The Convivial Museum
Kathleen McLean and Wendy Pollock
I actually read this some time ago, but took extensive notes, so I'll work from them for this review. First, I would be remiss if I didn't mention that my copy came to me via a blog giveaway from Paul Orselli at his ExhibiTricks blog. His review of the book is here.
McLean and Pollock's book is a wonderful little overview of their theory of the "convivial" museum, which they consider an ideal form of museum that welcomes, makes its visitors comfortable, engenders trust, inspires action, and fosters relationships.

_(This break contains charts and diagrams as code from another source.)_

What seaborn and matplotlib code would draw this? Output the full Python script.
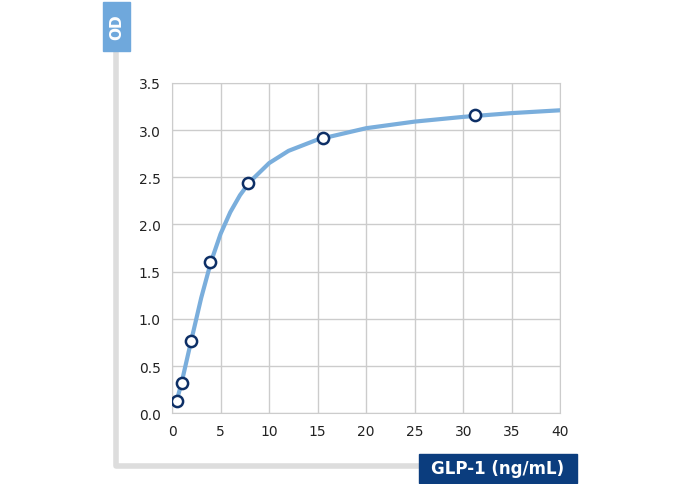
import matplotlib
matplotlib.use("Agg")
import pandas as pd
import seaborn as sns
import matplotlib.pyplot as plt
from matplotlib.patches import Rectangle
from matplotlib.lines import Line2D

# standard points
conc = [0.49, 0.98, 1.95, 3.9, 7.8, 15.6, 31.25]
od = [0.13, 0.32, 0.77, 1.60, 2.44, 2.92, 3.16]
# fitted curve
curve_x = [0.4, 1, 2, 3, 4, 5, 6, 7, 8, 10, 12, 15, 20, 25, 30, 35, 40]
curve_y = [0.10, 0.33, 0.78, 1.22, 1.60, 1.90, 2.13, 2.31, 2.45, 2.65, 2.78, 2.90, 3.02, 3.09, 3.14, 3.18, 3.21]

sns.set_style("white")
plt.rcParams['font.family'] = ['DejaVu Sans']

fig = plt.figure(figsize=(6.8, 4.85), dpi=100)
ax = fig.add_axes([0.253, 0.146, 0.571, 0.681])

sns.lineplot(x=curve_x, y=curve_y, ax=ax, color="#7aaedc", linewidth=3, zorder=2)
sns.scatterplot(x=conc, y=od, ax=ax, s=65, color="white", edgecolor="#0d2f66",
                linewidth=1.8, zorder=3)

ax.set_xlim(0, 40)
ax.set_ylim(0, 3.5)
ax.set_xticks(range(0, 41, 5))
ax.set_yticks([i * 0.5 for i in range(8)])
ax.set_yticklabels([f"{i * 0.5:.1f}" for i in range(8)])
ax.grid(True, color="#cccccc", linewidth=1)
for s in ax.spines.values():
    s.set_color("#cccccc")
ax.tick_params(length=0, labelsize=10, colors="#222222", pad=8)

# gray L frame
fig.add_artist(Line2D([116 / 680, 116 / 680, 420 / 680], [1 - 52 / 485, 1 - 467 / 485, 1 - 467 / 485],
                      color="#dddddd", linewidth=4, transform=fig.transFigure))
# OD label box
fig.add_artist(Rectangle((103 / 680, 1 - 52 / 485), 27 / 680, 49 / 485, transform=fig.transFigure,
                         color="#6fa8dc", zorder=5))
fig.text(116.5 / 680, 1 - 27.5 / 485, "OD", rotation=90, ha="center", va="center",
         color="white", fontsize=11, fontweight="bold", zorder=6)
# x label box
fig.add_artist(Rectangle((419 / 680, 1 - 484 / 485), 158 / 680, 29 / 485, transform=fig.transFigure,
                         color="#0b3d7e", zorder=5))
fig.text(498 / 680, 1 - 469.5 / 485, "GLP-1 (ng/mL)", ha="center", va="center",
         color="white", fontsize=12, fontweight="bold", zorder=6)

fig.savefig("out.png", dpi=100)
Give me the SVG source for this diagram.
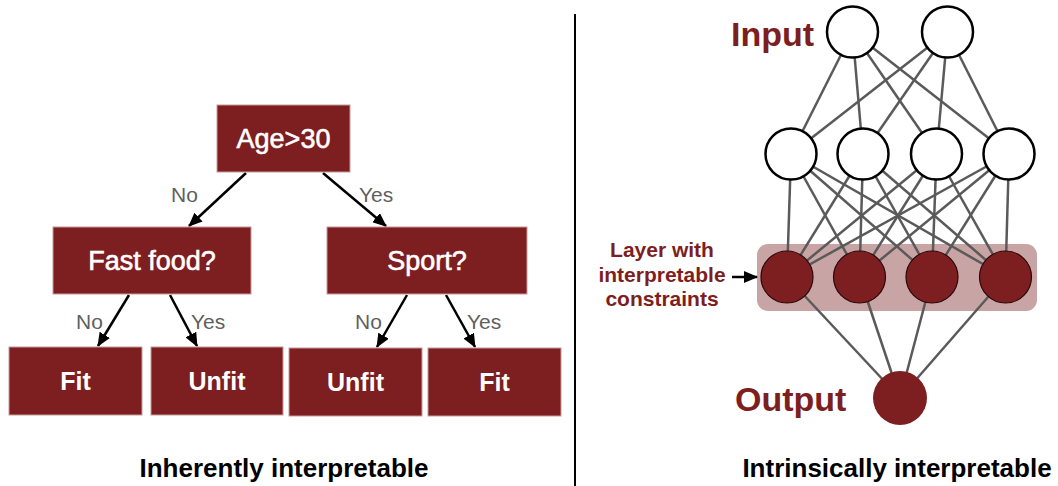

It's an essentially social museum, in which the environment is designed to spark people off one another - and by that I don't necessarily mean the people in the room; the connection can be formed with the people behind objects and paintings, as well.
They repeatedly emphasize the physical environment of a museum, devoting sections to sound, light, space and other basic human comforts. I found their explorations of the ways in which these physical aspects can encourage and deter engagement to be thoughtful and well-done. The use of examples and photographs were also excellent and illustrative, helping to ground some of their more theoretical discussions.
I also appreciated their statement that "in the most convivial museums, a spirit of welcome starts at the top." Front line staff is and always will be crucial in shaping a visit, but to truly foster the atmosphere they're describing, welcoming behavior needs to be modeled at every level of the organizational chart.
I've been wondering if a more traditional book, with more cohesive and voluminous text might have fleshed out their ideas more - it's rare for there to be more than two or three sentences to a page, for example - but it might also have lost some of that sense of stating simple concepts and then demonstrating or illustrating them through museum examples. I remain torn. Ultimately, I think I'd love to have another, longer, more in depth book alongside this one in order to spend more time with these ideas.